[start Input]

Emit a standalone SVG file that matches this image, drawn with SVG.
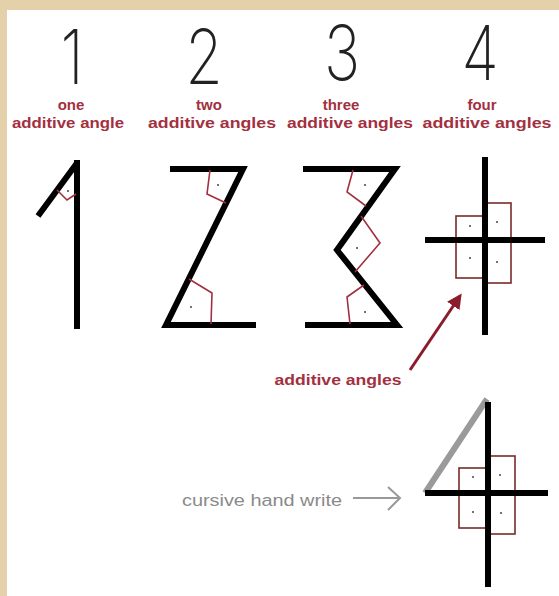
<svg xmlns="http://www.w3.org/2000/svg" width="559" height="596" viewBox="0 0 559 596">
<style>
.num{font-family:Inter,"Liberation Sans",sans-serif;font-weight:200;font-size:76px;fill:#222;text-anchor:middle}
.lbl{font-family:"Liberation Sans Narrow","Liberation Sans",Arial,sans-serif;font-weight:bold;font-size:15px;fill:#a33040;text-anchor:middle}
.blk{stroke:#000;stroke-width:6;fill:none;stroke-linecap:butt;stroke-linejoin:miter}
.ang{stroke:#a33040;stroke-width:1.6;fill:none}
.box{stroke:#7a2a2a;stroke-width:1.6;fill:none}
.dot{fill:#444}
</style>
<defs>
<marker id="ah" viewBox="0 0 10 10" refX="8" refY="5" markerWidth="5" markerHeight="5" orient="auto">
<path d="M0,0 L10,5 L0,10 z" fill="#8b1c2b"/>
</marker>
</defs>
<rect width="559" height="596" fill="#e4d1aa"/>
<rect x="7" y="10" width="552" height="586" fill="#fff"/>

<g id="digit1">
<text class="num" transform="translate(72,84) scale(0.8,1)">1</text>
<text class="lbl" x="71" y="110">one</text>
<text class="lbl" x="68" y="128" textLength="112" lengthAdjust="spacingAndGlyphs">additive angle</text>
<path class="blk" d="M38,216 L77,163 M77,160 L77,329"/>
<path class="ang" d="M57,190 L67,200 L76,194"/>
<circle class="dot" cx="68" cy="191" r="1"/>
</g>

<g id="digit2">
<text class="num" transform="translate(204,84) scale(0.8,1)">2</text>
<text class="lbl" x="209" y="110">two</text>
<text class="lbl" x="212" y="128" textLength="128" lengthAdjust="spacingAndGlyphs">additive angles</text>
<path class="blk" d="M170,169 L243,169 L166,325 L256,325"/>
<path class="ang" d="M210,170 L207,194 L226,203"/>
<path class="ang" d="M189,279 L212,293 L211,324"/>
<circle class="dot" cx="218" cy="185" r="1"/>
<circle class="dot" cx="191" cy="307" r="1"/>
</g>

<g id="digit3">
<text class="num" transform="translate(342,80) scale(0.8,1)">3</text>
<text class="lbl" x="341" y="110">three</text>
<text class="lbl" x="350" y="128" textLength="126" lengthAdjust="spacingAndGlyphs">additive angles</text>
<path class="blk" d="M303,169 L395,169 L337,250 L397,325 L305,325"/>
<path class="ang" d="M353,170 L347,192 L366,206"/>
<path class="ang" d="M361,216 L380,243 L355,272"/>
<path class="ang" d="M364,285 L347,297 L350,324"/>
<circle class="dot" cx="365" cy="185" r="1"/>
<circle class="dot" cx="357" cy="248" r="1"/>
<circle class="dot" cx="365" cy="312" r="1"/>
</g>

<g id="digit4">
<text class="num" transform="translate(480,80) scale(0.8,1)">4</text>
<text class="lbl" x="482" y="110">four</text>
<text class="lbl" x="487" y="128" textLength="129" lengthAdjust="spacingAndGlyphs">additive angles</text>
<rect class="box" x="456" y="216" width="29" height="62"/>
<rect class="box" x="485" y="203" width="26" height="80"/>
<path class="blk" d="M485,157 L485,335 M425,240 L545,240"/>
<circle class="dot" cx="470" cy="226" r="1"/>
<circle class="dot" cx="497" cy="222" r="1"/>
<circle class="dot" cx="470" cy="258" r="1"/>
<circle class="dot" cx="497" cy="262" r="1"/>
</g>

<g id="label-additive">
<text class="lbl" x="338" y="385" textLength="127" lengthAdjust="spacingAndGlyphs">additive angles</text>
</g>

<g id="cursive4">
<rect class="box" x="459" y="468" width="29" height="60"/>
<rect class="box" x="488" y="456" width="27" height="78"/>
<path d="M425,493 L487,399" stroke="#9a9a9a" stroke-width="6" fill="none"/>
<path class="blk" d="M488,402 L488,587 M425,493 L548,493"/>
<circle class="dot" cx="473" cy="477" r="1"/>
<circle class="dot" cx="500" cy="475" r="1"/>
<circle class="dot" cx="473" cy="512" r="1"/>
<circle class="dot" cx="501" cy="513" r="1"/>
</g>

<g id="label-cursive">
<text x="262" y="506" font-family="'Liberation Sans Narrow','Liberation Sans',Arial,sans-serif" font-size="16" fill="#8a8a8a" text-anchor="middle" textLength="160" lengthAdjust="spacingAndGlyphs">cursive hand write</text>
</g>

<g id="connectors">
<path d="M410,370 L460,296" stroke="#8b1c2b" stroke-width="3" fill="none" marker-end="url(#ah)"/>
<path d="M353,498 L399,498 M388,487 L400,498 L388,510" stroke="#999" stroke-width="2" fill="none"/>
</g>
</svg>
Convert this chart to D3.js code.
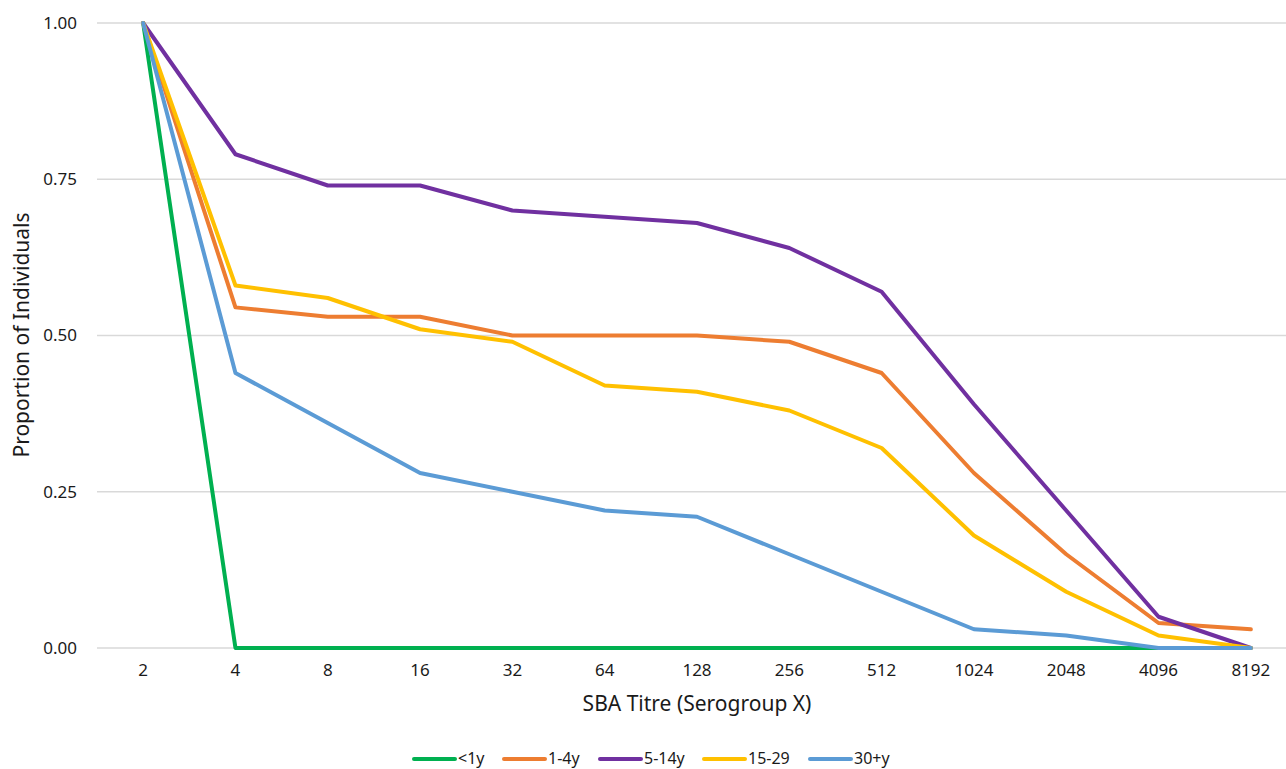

[end Input]

■ Task requirements
In this exercise, set down all of the data exactly, without the pictures.

■ Result
Emit a standalone SVG file that matches this image, drawn with SVG.
<svg xmlns="http://www.w3.org/2000/svg" width="559" height="596" viewBox="0 0 559 596">
<style>
.num{font-family:Inter,"Liberation Sans",sans-serif;font-weight:200;font-size:76px;fill:#222;text-anchor:middle}
.lbl{font-family:"Liberation Sans Narrow","Liberation Sans",Arial,sans-serif;font-weight:bold;font-size:15px;fill:#a33040;text-anchor:middle}
.blk{stroke:#000;stroke-width:6;fill:none;stroke-linecap:butt;stroke-linejoin:miter}
.ang{stroke:#a33040;stroke-width:1.6;fill:none}
.box{stroke:#7a2a2a;stroke-width:1.6;fill:none}
.dot{fill:#444}
</style>
<defs>
<marker id="ah" viewBox="0 0 10 10" refX="8" refY="5" markerWidth="5" markerHeight="5" orient="auto">
<path d="M0,0 L10,5 L0,10 z" fill="#8b1c2b"/>
</marker>
</defs>
<rect width="559" height="596" fill="#e4d1aa"/>
<rect x="7" y="10" width="552" height="586" fill="#fff"/>

<g id="digit1">
<text class="num" transform="translate(72,84) scale(0.8,1)">1</text>
<text class="lbl" x="71" y="110">one</text>
<text class="lbl" x="68" y="128" textLength="112" lengthAdjust="spacingAndGlyphs">additive angle</text>
<path class="blk" d="M38,216 L77,163 M77,160 L77,329"/>
<path class="ang" d="M57,190 L67,200 L76,194"/>
<circle class="dot" cx="68" cy="191" r="1"/>
</g>

<g id="digit2">
<text class="num" transform="translate(204,84) scale(0.8,1)">2</text>
<text class="lbl" x="209" y="110">two</text>
<text class="lbl" x="212" y="128" textLength="128" lengthAdjust="spacingAndGlyphs">additive angles</text>
<path class="blk" d="M170,169 L243,169 L166,325 L256,325"/>
<path class="ang" d="M210,170 L207,194 L226,203"/>
<path class="ang" d="M189,279 L212,293 L211,324"/>
<circle class="dot" cx="218" cy="185" r="1"/>
<circle class="dot" cx="191" cy="307" r="1"/>
</g>

<g id="digit3">
<text class="num" transform="translate(342,80) scale(0.8,1)">3</text>
<text class="lbl" x="341" y="110">three</text>
<text class="lbl" x="350" y="128" textLength="126" lengthAdjust="spacingAndGlyphs">additive angles</text>
<path class="blk" d="M303,169 L395,169 L337,250 L397,325 L305,325"/>
<path class="ang" d="M353,170 L347,192 L366,206"/>
<path class="ang" d="M361,216 L380,243 L355,272"/>
<path class="ang" d="M364,285 L347,297 L350,324"/>
<circle class="dot" cx="365" cy="185" r="1"/>
<circle class="dot" cx="357" cy="248" r="1"/>
<circle class="dot" cx="365" cy="312" r="1"/>
</g>

<g id="digit4">
<text class="num" transform="translate(480,80) scale(0.8,1)">4</text>
<text class="lbl" x="482" y="110">four</text>
<text class="lbl" x="487" y="128" textLength="129" lengthAdjust="spacingAndGlyphs">additive angles</text>
<rect class="box" x="456" y="216" width="29" height="62"/>
<rect class="box" x="485" y="203" width="26" height="80"/>
<path class="blk" d="M485,157 L485,335 M425,240 L545,240"/>
<circle class="dot" cx="470" cy="226" r="1"/>
<circle class="dot" cx="497" cy="222" r="1"/>
<circle class="dot" cx="470" cy="258" r="1"/>
<circle class="dot" cx="497" cy="262" r="1"/>
</g>

<g id="label-additive">
<text class="lbl" x="338" y="385" textLength="127" lengthAdjust="spacingAndGlyphs">additive angles</text>
</g>

<g id="cursive4">
<rect class="box" x="459" y="468" width="29" height="60"/>
<rect class="box" x="488" y="456" width="27" height="78"/>
<path d="M425,493 L487,399" stroke="#9a9a9a" stroke-width="6" fill="none"/>
<path class="blk" d="M488,402 L488,587 M425,493 L548,493"/>
<circle class="dot" cx="473" cy="477" r="1"/>
<circle class="dot" cx="500" cy="475" r="1"/>
<circle class="dot" cx="473" cy="512" r="1"/>
<circle class="dot" cx="501" cy="513" r="1"/>
</g>

<g id="label-cursive">
<text x="262" y="506" font-family="'Liberation Sans Narrow','Liberation Sans',Arial,sans-serif" font-size="16" fill="#8a8a8a" text-anchor="middle" textLength="160" lengthAdjust="spacingAndGlyphs">cursive hand write</text>
</g>

<g id="connectors">
<path d="M410,370 L460,296" stroke="#8b1c2b" stroke-width="3" fill="none" marker-end="url(#ah)"/>
<path d="M353,498 L399,498 M388,487 L400,498 L388,510" stroke="#999" stroke-width="2" fill="none"/>
</g>
</svg>
Convert this chart to D3.js code.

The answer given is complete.